### RECORDS TO USE

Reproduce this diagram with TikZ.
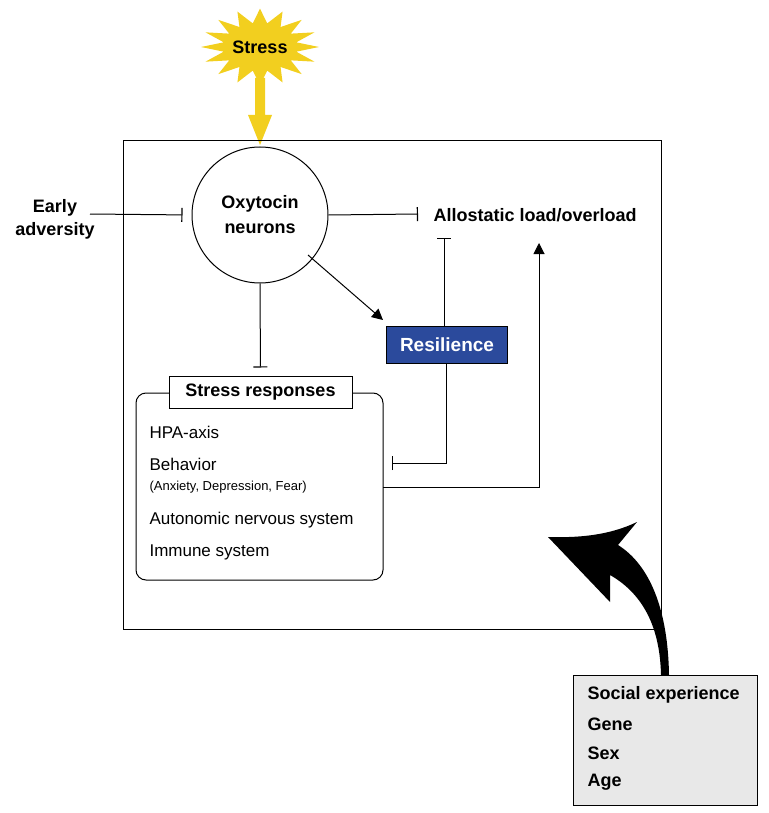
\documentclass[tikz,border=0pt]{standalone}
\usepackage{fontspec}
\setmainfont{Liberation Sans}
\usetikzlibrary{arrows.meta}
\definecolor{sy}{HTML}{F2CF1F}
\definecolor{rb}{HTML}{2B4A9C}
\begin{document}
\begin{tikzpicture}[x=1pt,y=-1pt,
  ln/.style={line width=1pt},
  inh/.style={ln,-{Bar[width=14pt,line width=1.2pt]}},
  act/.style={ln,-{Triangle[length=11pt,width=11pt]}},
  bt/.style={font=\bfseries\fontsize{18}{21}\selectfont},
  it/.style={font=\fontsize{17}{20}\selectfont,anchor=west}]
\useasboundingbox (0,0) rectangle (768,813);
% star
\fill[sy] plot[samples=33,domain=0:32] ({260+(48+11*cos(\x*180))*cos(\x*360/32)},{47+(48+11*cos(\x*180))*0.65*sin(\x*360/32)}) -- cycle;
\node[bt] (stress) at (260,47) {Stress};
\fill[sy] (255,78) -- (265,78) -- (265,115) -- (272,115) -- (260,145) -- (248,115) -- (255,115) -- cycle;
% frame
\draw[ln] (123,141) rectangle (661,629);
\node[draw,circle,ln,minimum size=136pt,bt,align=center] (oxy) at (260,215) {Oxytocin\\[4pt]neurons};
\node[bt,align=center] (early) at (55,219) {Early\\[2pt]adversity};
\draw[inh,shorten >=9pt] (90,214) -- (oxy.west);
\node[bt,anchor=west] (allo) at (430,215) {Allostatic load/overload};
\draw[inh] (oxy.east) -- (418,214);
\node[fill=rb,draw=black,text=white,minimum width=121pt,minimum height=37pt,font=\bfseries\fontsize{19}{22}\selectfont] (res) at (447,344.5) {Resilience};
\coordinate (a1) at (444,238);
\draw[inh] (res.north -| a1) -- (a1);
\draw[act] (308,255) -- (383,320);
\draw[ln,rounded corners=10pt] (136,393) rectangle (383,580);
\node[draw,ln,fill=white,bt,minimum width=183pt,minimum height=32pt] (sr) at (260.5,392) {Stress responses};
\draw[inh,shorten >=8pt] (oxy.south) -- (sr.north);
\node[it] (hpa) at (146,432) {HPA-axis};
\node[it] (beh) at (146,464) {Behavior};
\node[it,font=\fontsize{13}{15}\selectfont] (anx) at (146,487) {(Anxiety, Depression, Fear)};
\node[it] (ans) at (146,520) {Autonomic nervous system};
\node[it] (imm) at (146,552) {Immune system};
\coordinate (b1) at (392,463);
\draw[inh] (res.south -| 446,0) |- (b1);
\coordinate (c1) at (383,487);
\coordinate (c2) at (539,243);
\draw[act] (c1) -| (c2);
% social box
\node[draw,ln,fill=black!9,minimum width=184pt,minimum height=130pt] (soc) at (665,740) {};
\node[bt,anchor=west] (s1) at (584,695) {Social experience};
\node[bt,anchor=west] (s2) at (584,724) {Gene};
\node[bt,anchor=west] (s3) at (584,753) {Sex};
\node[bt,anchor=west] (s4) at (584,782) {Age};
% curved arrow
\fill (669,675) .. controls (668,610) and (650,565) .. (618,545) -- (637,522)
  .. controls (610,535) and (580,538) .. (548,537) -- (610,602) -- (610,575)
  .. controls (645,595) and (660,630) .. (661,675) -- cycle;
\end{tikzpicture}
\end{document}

######
### RECORDS TO USE

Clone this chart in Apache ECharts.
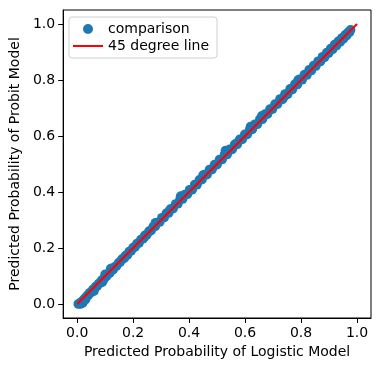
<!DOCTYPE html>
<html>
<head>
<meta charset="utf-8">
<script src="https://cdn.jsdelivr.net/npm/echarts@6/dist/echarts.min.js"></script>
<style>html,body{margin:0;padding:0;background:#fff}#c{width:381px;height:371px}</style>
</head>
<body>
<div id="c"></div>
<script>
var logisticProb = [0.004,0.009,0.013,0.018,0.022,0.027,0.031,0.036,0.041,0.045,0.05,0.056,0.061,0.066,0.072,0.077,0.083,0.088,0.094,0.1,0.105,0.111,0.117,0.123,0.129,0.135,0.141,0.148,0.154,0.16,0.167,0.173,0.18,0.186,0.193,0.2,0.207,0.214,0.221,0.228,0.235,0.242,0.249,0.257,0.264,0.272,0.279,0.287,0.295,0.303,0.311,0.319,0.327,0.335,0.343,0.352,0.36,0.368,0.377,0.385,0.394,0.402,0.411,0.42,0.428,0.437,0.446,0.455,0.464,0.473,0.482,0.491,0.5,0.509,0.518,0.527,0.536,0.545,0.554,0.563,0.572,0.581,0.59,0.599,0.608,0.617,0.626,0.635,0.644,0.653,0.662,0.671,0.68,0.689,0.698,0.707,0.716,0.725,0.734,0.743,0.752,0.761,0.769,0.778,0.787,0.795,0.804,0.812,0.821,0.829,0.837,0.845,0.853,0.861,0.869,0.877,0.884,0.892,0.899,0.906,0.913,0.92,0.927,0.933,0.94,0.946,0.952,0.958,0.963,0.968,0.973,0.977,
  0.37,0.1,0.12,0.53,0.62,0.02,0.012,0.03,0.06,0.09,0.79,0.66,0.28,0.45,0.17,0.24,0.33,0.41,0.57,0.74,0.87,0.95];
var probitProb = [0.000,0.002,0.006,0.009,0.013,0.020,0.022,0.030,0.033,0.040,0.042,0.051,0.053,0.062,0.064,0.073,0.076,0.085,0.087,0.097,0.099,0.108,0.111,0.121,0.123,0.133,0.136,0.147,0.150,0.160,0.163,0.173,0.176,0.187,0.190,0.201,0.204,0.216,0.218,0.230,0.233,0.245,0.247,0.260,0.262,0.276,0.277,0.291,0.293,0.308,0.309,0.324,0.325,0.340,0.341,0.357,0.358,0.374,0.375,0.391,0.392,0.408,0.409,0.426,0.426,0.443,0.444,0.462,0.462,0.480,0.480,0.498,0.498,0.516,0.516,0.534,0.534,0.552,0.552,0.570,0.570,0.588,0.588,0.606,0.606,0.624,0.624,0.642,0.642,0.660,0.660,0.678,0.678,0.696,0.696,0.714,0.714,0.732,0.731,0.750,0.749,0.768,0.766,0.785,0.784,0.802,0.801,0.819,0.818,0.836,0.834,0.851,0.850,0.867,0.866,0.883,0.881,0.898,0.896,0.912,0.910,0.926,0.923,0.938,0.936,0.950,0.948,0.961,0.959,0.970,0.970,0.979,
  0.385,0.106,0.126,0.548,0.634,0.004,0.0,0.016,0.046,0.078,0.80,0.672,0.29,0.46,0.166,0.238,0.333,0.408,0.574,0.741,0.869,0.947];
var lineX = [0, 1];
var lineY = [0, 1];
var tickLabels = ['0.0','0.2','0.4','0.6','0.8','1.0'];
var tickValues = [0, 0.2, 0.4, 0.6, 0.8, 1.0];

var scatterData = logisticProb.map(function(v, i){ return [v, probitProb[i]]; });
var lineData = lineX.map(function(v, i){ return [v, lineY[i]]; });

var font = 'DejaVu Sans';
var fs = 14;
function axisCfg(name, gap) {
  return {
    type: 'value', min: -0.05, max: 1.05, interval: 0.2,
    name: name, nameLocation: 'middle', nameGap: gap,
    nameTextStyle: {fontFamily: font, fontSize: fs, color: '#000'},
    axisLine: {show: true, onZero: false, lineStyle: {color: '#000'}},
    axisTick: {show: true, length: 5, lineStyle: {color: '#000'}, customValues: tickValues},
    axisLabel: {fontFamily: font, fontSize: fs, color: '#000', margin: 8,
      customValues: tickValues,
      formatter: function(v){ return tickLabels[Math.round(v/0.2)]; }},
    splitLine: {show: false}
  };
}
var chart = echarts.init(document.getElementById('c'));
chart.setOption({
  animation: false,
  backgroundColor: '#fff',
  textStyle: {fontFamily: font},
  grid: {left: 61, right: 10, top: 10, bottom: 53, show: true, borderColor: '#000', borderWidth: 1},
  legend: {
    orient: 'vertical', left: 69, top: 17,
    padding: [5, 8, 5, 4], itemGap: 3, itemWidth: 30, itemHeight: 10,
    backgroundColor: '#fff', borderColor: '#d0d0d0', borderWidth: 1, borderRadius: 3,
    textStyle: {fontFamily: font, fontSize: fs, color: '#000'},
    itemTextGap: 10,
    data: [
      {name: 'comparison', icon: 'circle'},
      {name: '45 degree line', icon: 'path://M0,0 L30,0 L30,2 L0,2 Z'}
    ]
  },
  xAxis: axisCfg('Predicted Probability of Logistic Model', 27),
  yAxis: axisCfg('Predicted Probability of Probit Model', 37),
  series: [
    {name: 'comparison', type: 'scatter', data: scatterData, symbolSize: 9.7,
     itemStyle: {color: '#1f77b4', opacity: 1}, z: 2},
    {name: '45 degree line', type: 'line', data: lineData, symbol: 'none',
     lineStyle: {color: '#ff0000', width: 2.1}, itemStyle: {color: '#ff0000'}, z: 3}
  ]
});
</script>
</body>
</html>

######
### RECORDS TO USE

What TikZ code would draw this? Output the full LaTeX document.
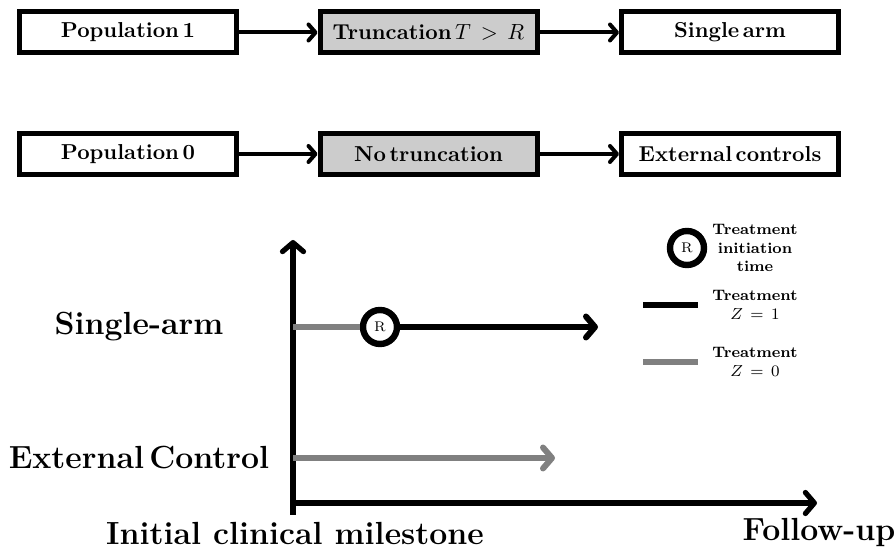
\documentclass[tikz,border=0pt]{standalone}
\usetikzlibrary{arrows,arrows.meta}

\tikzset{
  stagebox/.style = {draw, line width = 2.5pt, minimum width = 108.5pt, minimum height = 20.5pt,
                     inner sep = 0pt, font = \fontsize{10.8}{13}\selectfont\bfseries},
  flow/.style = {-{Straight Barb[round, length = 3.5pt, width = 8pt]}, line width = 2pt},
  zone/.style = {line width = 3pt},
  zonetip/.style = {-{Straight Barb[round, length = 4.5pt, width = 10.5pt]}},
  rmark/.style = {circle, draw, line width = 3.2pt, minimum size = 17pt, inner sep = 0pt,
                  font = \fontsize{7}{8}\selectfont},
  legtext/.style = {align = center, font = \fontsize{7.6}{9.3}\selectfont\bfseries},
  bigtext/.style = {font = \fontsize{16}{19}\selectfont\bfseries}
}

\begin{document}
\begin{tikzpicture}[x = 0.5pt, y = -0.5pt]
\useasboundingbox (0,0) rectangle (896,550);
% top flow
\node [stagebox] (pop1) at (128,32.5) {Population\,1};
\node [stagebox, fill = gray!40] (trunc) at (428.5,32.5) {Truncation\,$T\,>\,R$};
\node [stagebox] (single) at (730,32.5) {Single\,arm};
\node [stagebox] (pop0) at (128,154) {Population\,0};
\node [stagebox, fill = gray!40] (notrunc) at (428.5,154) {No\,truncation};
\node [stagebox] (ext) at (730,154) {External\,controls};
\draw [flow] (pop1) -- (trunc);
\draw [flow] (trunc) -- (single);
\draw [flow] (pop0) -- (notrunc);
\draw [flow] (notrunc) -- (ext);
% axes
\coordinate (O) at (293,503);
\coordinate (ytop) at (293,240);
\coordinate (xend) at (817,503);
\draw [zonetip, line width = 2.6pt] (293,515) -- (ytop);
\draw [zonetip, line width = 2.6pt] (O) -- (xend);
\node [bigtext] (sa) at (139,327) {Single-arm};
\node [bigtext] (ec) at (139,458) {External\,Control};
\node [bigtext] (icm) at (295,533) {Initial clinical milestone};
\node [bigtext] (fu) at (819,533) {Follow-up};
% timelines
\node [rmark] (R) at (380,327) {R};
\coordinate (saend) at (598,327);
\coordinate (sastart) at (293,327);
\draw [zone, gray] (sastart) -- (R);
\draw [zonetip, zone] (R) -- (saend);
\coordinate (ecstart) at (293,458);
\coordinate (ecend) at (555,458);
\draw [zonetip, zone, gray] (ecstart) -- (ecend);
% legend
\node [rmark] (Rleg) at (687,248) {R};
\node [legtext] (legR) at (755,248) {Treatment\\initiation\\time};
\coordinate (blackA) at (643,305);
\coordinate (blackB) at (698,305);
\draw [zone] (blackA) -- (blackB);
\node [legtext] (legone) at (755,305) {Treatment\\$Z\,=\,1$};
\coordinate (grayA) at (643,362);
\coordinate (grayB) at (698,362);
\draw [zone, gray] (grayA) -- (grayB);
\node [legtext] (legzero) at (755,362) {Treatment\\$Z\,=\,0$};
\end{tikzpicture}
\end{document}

######

Return every line holding the word "this" from the records.

# EXPECTED ANSWER
Reproduce this diagram with TikZ.
Clone this chart in Apache ECharts.
What TikZ code would draw this? Output the full LaTeX document.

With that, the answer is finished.